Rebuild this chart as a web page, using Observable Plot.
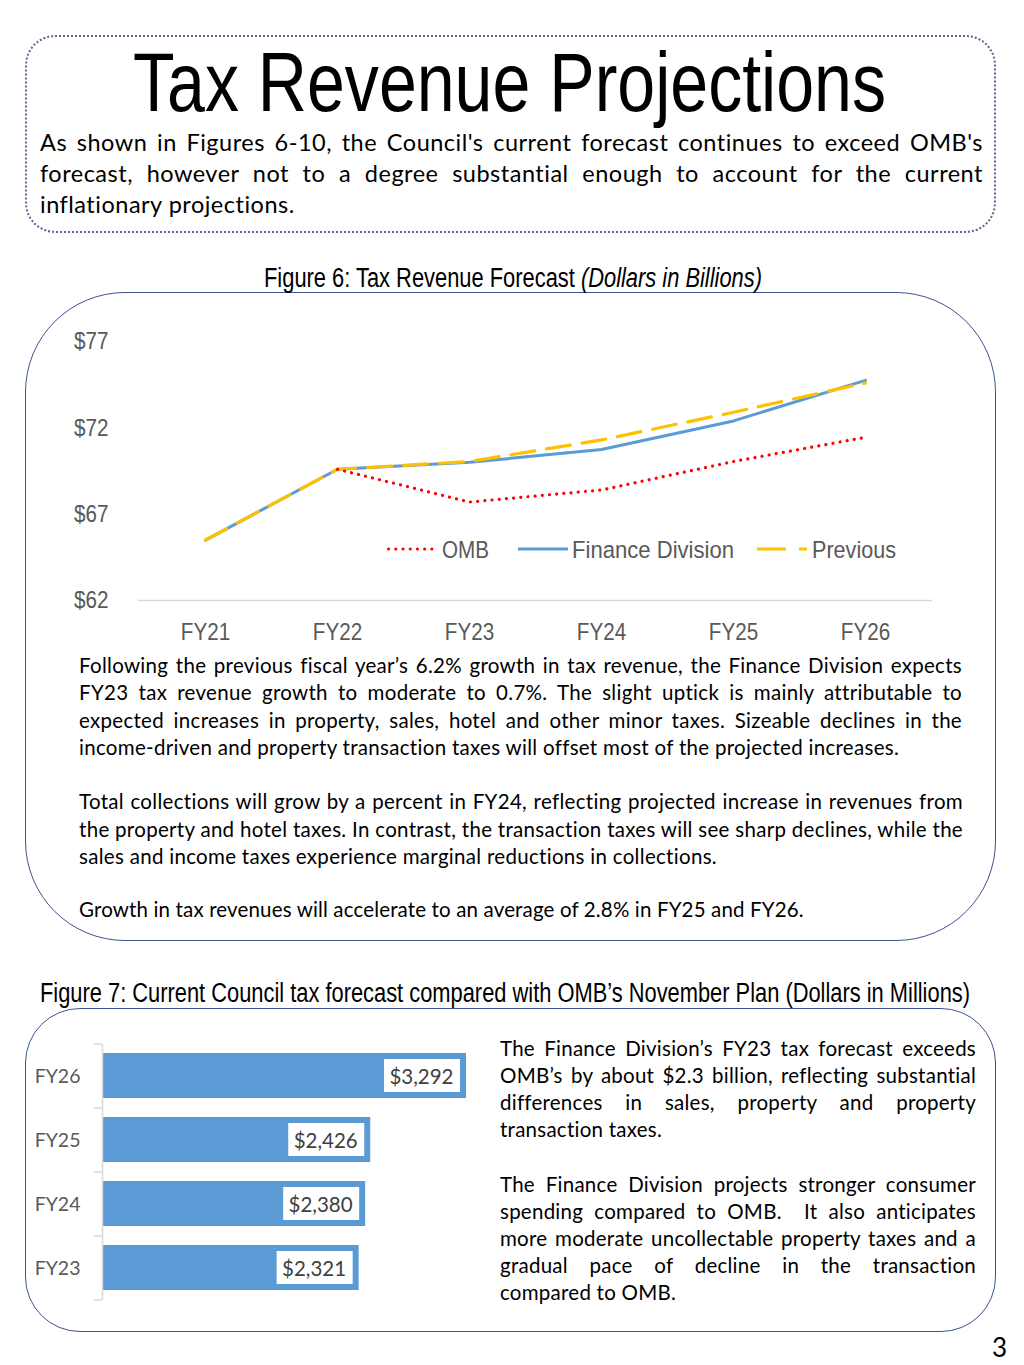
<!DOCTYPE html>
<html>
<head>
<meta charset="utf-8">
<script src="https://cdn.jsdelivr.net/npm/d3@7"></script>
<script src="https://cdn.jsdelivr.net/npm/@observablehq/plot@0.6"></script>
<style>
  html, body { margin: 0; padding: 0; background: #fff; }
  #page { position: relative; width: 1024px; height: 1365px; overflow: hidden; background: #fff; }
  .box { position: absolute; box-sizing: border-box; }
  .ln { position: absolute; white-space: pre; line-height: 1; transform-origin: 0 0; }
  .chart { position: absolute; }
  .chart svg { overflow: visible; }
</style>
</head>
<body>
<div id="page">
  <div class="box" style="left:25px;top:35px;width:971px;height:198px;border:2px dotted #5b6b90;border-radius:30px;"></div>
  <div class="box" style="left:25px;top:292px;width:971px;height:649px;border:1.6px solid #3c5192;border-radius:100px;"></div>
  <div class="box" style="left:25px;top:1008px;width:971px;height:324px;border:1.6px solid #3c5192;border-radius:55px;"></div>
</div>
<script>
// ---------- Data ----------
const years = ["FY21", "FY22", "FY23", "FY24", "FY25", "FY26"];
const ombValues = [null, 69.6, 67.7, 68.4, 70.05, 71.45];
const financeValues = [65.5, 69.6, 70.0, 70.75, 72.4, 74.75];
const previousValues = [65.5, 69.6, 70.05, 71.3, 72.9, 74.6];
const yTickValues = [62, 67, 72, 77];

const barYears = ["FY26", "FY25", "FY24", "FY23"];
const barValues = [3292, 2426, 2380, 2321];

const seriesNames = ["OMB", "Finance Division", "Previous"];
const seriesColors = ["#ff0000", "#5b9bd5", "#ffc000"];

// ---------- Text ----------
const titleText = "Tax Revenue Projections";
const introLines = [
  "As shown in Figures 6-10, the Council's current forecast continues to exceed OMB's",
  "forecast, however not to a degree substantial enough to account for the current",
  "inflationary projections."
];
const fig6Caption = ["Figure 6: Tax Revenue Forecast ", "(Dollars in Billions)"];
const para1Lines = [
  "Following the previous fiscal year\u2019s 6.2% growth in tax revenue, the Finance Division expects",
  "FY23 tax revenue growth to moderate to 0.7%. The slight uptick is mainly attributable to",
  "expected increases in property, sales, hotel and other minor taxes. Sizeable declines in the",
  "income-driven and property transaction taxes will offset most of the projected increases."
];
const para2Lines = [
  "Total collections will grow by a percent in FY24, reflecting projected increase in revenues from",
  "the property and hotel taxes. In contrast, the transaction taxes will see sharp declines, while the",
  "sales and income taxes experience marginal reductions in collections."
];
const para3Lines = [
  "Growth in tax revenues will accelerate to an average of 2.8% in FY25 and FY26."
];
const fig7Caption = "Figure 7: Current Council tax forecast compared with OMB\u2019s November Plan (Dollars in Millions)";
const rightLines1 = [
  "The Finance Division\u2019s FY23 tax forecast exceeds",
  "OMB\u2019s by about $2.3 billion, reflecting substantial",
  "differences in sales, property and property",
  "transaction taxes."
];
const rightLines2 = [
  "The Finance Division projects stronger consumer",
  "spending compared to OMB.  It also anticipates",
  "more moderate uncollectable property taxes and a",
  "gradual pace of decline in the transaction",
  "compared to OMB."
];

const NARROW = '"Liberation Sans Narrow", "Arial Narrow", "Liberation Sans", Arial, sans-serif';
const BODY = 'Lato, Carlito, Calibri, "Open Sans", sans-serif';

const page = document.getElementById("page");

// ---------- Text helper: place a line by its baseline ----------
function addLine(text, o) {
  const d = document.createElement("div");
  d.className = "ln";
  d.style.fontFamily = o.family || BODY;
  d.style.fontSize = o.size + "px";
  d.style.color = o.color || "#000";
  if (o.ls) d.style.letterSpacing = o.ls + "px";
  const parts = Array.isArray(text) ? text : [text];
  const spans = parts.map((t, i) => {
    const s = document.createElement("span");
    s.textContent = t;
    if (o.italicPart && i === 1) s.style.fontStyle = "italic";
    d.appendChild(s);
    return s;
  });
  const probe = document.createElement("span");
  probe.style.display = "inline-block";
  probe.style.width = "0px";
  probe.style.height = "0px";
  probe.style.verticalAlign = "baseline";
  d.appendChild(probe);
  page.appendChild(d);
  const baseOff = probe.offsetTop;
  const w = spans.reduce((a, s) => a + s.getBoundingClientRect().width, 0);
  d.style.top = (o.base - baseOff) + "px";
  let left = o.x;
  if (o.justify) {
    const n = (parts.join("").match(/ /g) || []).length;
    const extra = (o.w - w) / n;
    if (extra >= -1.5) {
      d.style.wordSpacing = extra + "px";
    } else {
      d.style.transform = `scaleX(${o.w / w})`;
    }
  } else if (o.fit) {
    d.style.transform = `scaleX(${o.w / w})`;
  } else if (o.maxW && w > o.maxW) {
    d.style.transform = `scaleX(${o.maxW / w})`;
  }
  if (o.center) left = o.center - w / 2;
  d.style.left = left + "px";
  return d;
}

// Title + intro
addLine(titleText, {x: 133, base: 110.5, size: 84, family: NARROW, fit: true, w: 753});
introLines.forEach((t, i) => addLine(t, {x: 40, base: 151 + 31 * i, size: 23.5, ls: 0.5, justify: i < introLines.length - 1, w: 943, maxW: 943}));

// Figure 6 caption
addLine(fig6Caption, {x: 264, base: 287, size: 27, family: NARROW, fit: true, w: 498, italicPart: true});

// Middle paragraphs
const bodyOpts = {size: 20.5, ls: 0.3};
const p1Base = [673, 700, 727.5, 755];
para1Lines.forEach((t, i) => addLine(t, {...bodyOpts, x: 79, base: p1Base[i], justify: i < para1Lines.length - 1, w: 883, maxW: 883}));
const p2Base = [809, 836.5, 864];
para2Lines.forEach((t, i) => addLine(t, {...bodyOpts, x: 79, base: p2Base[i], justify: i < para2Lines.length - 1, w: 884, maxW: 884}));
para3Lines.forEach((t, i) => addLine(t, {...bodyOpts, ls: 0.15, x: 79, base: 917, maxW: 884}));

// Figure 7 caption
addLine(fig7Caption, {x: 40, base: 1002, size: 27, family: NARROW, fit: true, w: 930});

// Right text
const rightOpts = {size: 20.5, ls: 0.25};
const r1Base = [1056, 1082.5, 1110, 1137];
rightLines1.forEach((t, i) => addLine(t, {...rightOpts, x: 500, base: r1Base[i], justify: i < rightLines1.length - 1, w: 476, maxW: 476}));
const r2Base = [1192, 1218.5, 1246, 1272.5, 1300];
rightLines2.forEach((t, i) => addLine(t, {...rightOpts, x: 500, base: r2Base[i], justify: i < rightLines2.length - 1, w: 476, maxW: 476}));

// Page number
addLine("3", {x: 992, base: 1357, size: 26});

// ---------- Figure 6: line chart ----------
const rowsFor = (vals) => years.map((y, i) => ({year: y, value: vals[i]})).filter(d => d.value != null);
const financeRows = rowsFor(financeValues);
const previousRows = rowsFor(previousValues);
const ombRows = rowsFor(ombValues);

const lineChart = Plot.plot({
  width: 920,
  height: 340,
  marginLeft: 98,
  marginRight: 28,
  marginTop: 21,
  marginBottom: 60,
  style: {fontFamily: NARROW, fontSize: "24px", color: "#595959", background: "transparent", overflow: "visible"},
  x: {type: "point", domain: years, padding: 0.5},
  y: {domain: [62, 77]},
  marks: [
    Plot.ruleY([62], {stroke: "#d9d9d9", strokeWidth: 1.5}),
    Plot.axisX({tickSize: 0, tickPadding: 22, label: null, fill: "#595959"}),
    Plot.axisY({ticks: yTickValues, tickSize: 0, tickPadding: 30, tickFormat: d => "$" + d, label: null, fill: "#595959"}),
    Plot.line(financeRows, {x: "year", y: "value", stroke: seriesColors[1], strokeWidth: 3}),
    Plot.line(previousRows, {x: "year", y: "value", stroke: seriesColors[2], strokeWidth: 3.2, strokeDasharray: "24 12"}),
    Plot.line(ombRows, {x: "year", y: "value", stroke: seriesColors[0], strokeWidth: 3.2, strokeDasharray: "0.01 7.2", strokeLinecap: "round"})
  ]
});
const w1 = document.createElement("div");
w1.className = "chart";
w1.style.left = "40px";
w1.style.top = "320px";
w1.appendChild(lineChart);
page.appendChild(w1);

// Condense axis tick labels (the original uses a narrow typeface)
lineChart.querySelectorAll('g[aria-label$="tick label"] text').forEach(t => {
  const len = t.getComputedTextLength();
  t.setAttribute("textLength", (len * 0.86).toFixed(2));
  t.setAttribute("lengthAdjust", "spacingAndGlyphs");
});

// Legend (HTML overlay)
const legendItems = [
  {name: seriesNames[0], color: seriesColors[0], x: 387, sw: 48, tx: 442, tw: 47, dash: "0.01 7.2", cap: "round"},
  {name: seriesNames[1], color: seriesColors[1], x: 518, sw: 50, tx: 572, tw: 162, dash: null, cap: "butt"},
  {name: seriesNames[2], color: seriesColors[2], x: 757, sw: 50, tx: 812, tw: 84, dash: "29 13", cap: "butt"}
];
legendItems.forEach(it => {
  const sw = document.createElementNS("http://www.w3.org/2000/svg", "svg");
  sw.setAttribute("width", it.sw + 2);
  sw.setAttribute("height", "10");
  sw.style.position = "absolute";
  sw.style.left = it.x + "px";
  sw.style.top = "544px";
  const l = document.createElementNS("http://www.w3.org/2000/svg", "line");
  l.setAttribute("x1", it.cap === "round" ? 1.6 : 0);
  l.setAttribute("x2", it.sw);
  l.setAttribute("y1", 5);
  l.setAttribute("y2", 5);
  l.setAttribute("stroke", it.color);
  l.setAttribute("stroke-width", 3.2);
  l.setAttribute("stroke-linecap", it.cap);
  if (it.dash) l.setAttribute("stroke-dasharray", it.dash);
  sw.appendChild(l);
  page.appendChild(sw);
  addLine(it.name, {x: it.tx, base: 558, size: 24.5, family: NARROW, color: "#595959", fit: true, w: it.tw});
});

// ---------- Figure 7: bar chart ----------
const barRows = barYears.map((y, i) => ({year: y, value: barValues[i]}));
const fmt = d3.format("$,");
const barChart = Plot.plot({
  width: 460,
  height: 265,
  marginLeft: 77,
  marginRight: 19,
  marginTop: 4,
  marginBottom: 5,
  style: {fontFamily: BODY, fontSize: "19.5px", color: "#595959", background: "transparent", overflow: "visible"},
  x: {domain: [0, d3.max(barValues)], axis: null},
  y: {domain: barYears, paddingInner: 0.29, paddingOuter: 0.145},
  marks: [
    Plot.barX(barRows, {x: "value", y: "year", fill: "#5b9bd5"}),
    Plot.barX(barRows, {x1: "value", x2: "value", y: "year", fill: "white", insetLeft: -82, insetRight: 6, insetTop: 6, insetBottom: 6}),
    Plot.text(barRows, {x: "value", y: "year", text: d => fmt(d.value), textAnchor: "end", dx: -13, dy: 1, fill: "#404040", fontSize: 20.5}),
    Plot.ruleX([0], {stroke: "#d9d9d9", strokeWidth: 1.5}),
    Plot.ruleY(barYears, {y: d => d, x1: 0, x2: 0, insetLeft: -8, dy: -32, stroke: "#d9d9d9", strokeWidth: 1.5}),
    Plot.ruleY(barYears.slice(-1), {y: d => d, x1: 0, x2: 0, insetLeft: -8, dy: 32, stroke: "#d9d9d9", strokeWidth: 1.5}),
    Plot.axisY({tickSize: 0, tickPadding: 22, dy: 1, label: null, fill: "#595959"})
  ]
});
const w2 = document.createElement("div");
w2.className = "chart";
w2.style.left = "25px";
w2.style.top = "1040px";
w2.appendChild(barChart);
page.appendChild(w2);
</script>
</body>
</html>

═══

→ Stated exercise
Write out again, exactly, the lines from the start of the listing up to the line containing "const barValues = [3292, 2426, 2380, 2321];", with both ends and without pictures.

→ The solution
Rebuild this chart as a web page, using Observable Plot.
<!DOCTYPE html>
<html>
<head>
<meta charset="utf-8">
<script src="https://cdn.jsdelivr.net/npm/d3@7"></script>
<script src="https://cdn.jsdelivr.net/npm/@observablehq/plot@0.6"></script>
<style>
  html, body { margin: 0; padding: 0; background: #fff; }
  #page { position: relative; width: 1024px; height: 1365px; overflow: hidden; background: #fff; }
  .box { position: absolute; box-sizing: border-box; }
  .ln { position: absolute; white-space: pre; line-height: 1; transform-origin: 0 0; }
  .chart { position: absolute; }
  .chart svg { overflow: visible; }
</style>
</head>
<body>
<div id="page">
  <div class="box" style="left:25px;top:35px;width:971px;height:198px;border:2px dotted #5b6b90;border-radius:30px;"></div>
  <div class="box" style="left:25px;top:292px;width:971px;height:649px;border:1.6px solid #3c5192;border-radius:100px;"></div>
  <div class="box" style="left:25px;top:1008px;width:971px;height:324px;border:1.6px solid #3c5192;border-radius:55px;"></div>
</div>
<script>
// ---------- Data ----------
const years = ["FY21", "FY22", "FY23", "FY24", "FY25", "FY26"];
const ombValues = [null, 69.6, 67.7, 68.4, 70.05, 71.45];
const financeValues = [65.5, 69.6, 70.0, 70.75, 72.4, 74.75];
const previousValues = [65.5, 69.6, 70.05, 71.3, 72.9, 74.6];
const yTickValues = [62, 67, 72, 77];

const barYears = ["FY26", "FY25", "FY24", "FY23"];
const barValues = [3292, 2426, 2380, 2321];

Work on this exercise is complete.